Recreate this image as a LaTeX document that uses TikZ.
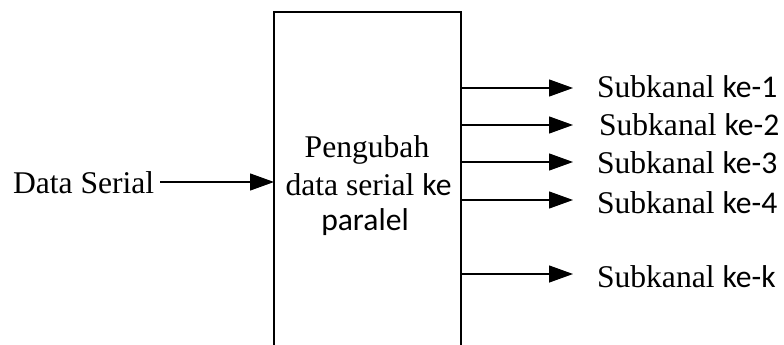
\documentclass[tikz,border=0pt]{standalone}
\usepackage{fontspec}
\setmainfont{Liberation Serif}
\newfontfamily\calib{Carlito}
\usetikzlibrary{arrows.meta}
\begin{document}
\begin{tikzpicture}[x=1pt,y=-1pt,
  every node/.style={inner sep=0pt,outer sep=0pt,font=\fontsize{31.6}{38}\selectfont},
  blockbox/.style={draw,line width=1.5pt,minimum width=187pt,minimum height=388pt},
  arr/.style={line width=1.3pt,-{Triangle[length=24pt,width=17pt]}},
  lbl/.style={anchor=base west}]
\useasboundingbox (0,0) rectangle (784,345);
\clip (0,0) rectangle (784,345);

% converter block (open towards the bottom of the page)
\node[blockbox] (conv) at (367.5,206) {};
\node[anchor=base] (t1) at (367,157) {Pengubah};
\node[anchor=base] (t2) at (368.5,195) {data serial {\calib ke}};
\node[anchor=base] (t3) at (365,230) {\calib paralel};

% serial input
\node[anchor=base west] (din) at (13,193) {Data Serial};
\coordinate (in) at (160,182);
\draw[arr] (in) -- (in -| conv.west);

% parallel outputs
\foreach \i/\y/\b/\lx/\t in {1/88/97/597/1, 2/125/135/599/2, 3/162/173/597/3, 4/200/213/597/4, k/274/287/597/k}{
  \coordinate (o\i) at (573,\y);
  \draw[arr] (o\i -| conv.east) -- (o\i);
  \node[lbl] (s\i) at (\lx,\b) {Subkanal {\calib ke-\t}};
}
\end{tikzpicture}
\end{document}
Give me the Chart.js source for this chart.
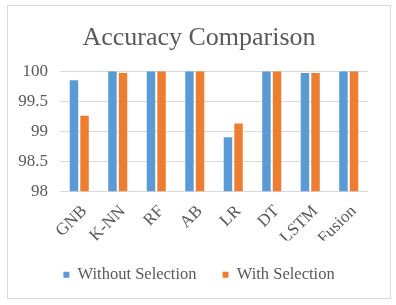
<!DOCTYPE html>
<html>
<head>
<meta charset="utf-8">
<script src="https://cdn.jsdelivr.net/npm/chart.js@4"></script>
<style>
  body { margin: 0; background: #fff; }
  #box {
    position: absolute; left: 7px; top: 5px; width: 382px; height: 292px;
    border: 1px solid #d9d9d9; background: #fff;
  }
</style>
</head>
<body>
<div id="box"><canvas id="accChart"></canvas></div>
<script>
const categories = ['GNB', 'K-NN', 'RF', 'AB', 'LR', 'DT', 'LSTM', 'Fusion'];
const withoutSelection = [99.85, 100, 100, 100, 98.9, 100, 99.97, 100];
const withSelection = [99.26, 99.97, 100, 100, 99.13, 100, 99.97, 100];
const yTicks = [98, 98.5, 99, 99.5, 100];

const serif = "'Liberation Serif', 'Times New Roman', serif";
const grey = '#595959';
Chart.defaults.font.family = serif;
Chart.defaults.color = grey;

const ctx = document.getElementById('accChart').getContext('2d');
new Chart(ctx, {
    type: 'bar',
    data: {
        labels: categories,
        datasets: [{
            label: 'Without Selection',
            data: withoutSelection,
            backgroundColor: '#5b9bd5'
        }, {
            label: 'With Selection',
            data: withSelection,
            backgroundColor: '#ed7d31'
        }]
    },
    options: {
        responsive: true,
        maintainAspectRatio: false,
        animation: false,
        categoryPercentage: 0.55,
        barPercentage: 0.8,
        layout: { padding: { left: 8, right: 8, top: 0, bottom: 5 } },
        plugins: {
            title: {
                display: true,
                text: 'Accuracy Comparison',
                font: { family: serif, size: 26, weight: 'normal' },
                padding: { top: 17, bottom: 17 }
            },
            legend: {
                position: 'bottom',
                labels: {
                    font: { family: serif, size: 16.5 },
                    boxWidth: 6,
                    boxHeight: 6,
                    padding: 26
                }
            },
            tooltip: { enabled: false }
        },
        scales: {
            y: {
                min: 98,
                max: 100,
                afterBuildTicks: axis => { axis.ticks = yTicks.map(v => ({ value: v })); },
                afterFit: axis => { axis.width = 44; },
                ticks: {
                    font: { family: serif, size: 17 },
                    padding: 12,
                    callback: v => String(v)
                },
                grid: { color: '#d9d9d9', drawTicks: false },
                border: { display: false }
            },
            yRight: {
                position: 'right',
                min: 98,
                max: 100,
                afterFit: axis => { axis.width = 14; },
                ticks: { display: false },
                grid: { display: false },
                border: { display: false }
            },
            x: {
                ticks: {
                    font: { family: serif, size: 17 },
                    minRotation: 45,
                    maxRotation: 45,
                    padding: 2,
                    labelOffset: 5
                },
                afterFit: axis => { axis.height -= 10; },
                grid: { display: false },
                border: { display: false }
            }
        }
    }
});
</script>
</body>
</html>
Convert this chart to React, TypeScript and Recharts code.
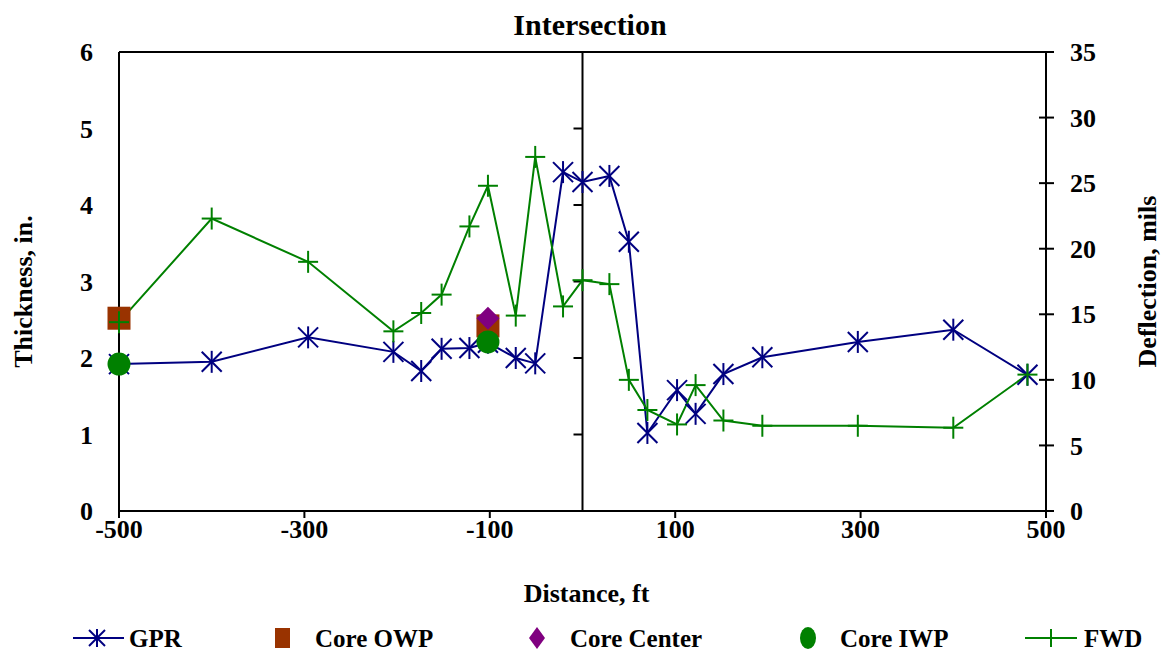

-=-=-

**WHAT IS ASKED**
Excluding the pictures, reproduce every entry exactly as given.

**ANSWER BELOW**
Recreate this image as a LaTeX document that uses TikZ.
\documentclass[tikz,border=0pt]{standalone}
\usepackage{fontspec}
\setmainfont{Liberation Serif}
\newfontfamily\calib{Carlito}
\usetikzlibrary{arrows.meta}
\begin{document}
\begin{tikzpicture}[x=1pt,y=-1pt,
  every node/.style={inner sep=0pt,outer sep=0pt,font=\fontsize{31.6}{38}\selectfont},
  blockbox/.style={draw,line width=1.5pt,minimum width=187pt,minimum height=388pt},
  arr/.style={line width=1.3pt,-{Triangle[length=24pt,width=17pt]}},
  lbl/.style={anchor=base west}]
\useasboundingbox (0,0) rectangle (784,345);
\clip (0,0) rectangle (784,345);

% converter block (open towards the bottom of the page)
\node[blockbox] (conv) at (367.5,206) {};
\node[anchor=base] (t1) at (367,157) {Pengubah};
\node[anchor=base] (t2) at (368.5,195) {data serial {\calib ke}};
\node[anchor=base] (t3) at (365,230) {\calib paralel};

% serial input
\node[anchor=base west] (din) at (13,193) {Data Serial};
\coordinate (in) at (160,182);
\draw[arr] (in) -- (in -| conv.west);

% parallel outputs
\foreach \i/\y/\b/\lx/\t in {1/88/97/597/1, 2/125/135/599/2, 3/162/173/597/3, 4/200/213/597/4, k/274/287/597/k}{
  \coordinate (o\i) at (573,\y);
  \draw[arr] (o\i -| conv.east) -- (o\i);
  \node[lbl] (s\i) at (\lx,\b) {Subkanal {\calib ke-\t}};
}
\end{tikzpicture}
\end{document}
Give me the Chart.js source for this chart.
<!DOCTYPE html>
<html>
<head>
<meta charset="utf-8">
<script src="https://cdn.jsdelivr.net/npm/chart.js@4"></script>
<style>
  body { margin: 0; background: #fff; }
  #box {
    position: absolute; left: 7px; top: 5px; width: 382px; height: 292px;
    border: 1px solid #d9d9d9; background: #fff;
  }
</style>
</head>
<body>
<div id="box"><canvas id="accChart"></canvas></div>
<script>
const categories = ['GNB', 'K-NN', 'RF', 'AB', 'LR', 'DT', 'LSTM', 'Fusion'];
const withoutSelection = [99.85, 100, 100, 100, 98.9, 100, 99.97, 100];
const withSelection = [99.26, 99.97, 100, 100, 99.13, 100, 99.97, 100];
const yTicks = [98, 98.5, 99, 99.5, 100];

const serif = "'Liberation Serif', 'Times New Roman', serif";
const grey = '#595959';
Chart.defaults.font.family = serif;
Chart.defaults.color = grey;

const ctx = document.getElementById('accChart').getContext('2d');
new Chart(ctx, {
    type: 'bar',
    data: {
        labels: categories,
        datasets: [{
            label: 'Without Selection',
            data: withoutSelection,
            backgroundColor: '#5b9bd5'
        }, {
            label: 'With Selection',
            data: withSelection,
            backgroundColor: '#ed7d31'
        }]
    },
    options: {
        responsive: true,
        maintainAspectRatio: false,
        animation: false,
        categoryPercentage: 0.55,
        barPercentage: 0.8,
        layout: { padding: { left: 8, right: 8, top: 0, bottom: 5 } },
        plugins: {
            title: {
                display: true,
                text: 'Accuracy Comparison',
                font: { family: serif, size: 26, weight: 'normal' },
                padding: { top: 17, bottom: 17 }
            },
            legend: {
                position: 'bottom',
                labels: {
                    font: { family: serif, size: 16.5 },
                    boxWidth: 6,
                    boxHeight: 6,
                    padding: 26
                }
            },
            tooltip: { enabled: false }
        },
        scales: {
            y: {
                min: 98,
                max: 100,
                afterBuildTicks: axis => { axis.ticks = yTicks.map(v => ({ value: v })); },
                afterFit: axis => { axis.width = 44; },
                ticks: {
                    font: { family: serif, size: 17 },
                    padding: 12,
                    callback: v => String(v)
                },
                grid: { color: '#d9d9d9', drawTicks: false },
                border: { display: false }
            },
            yRight: {
                position: 'right',
                min: 98,
                max: 100,
                afterFit: axis => { axis.width = 14; },
                ticks: { display: false },
                grid: { display: false },
                border: { display: false }
            },
            x: {
                ticks: {
                    font: { family: serif, size: 17 },
                    minRotation: 45,
                    maxRotation: 45,
                    padding: 2,
                    labelOffset: 5
                },
                afterFit: axis => { axis.height -= 10; },
                grid: { display: false },
                border: { display: false }
            }
        }
    }
});
</script>
</body>
</html>
Convert this chart to React, TypeScript and Recharts code.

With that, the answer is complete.